At the time of Nappi’s service, the Peace Corps paid volunteers roughly $6,000 – the pay is now $7,425 – but after taxes and a one-year health insurance for her first year after the Peace Corps, Nappi was left with approximately $4,200. Though she now lives with her parents and began working for the Environmental Protection Agency in June, she said she wouldn’t trade her experiences for being on her own right away.


Though Smith spent an additional year in Mongolia on top of his required commitment, he said it wasn’t particularly difficult to return to the U.S.

“America’s very easy,” he said, adding that keeping busy by going straight to George Washington University to study international affairs probably eased his transition. “It doesn’t take that much convincing to get used to cold beer and football on Sunday.”

However, Smith noted that for some friends, reverting back to their previous lives wasn’t always easy. Even Spory said it took time for her to re-adjust to the pace of stateside living.

“You have all these experiences, and then you get, ‘Hey, let me tell you about my softball team,’” she said, noting that living in Washington D.C. near other Peace Corps volunteers helped her re-adapt. “You’d gotten to a much slower pace of life. People seemed to be in such a hurry and didn’t have time to sit and pull a chair out on the porch and talk about nothing while drinking your coffee.”

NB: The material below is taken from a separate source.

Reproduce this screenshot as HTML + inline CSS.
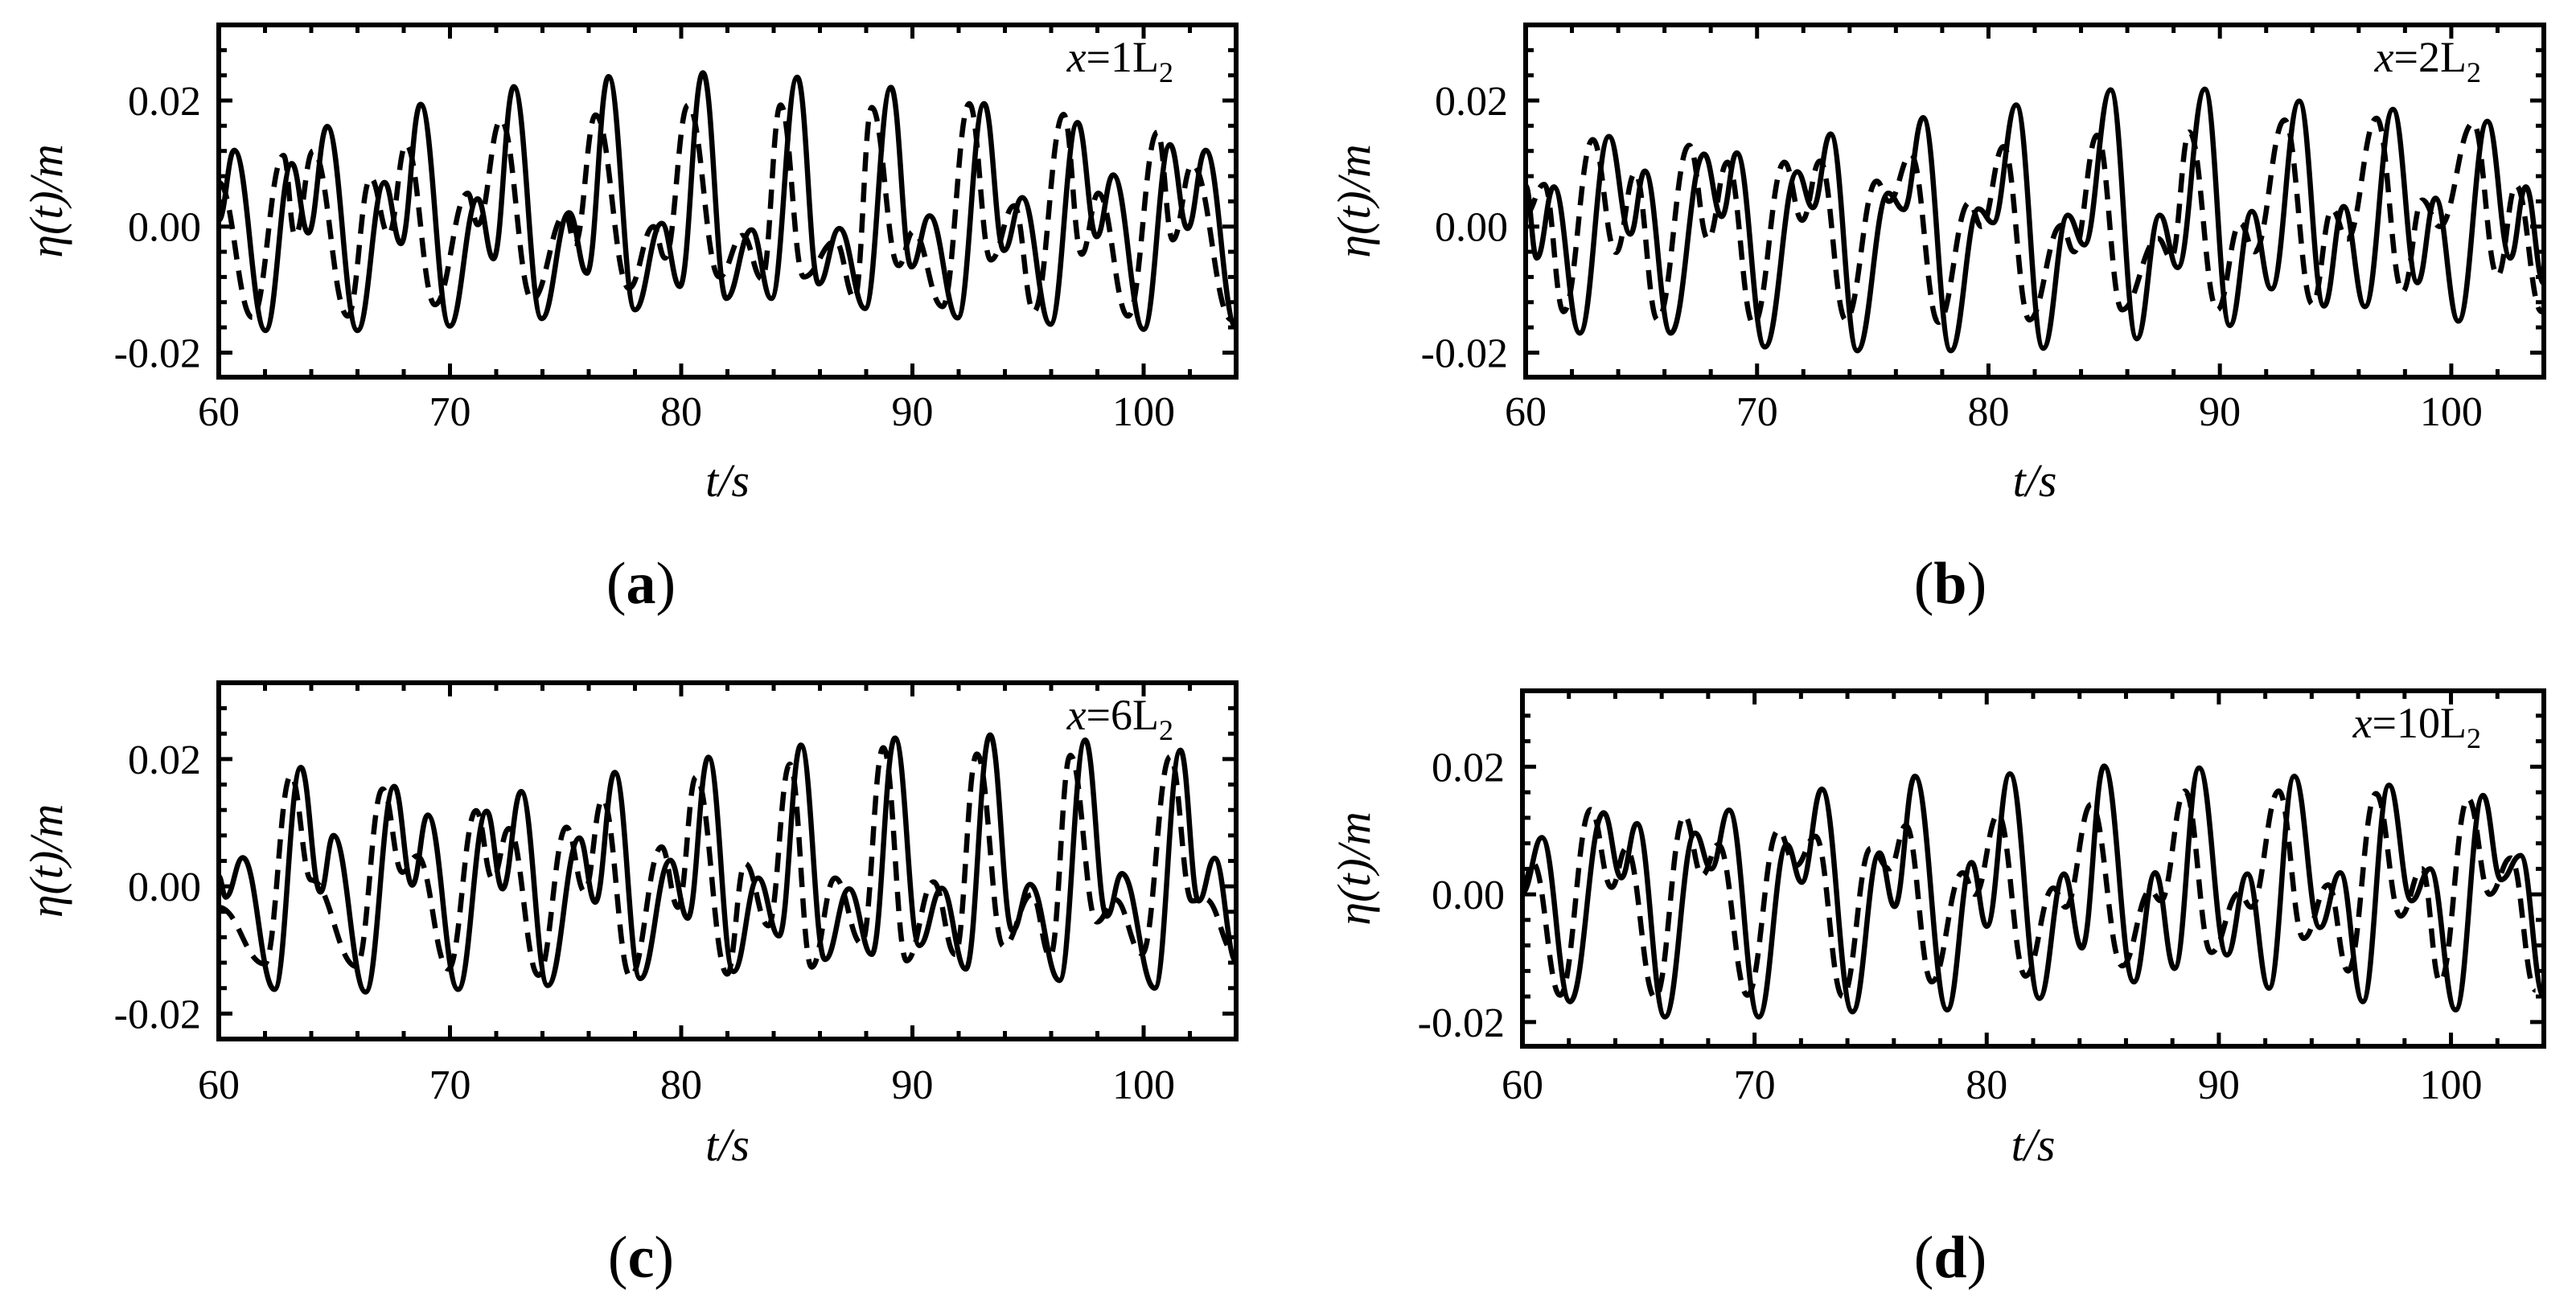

Now an elementary school teacher in Las Vegas, Spory is the mother of one and said she would highly encourage her daughter to join the Peace Corps when she is of age.
“I would heartily recommend it to her,” she said, adding that she might consider doing it again herself one day. “It used to say on the packet, ‘It’s the toughest job you’ll ever love,’ and it’s true. But there’s not a day that goes by that I don’t use something from my experiences.”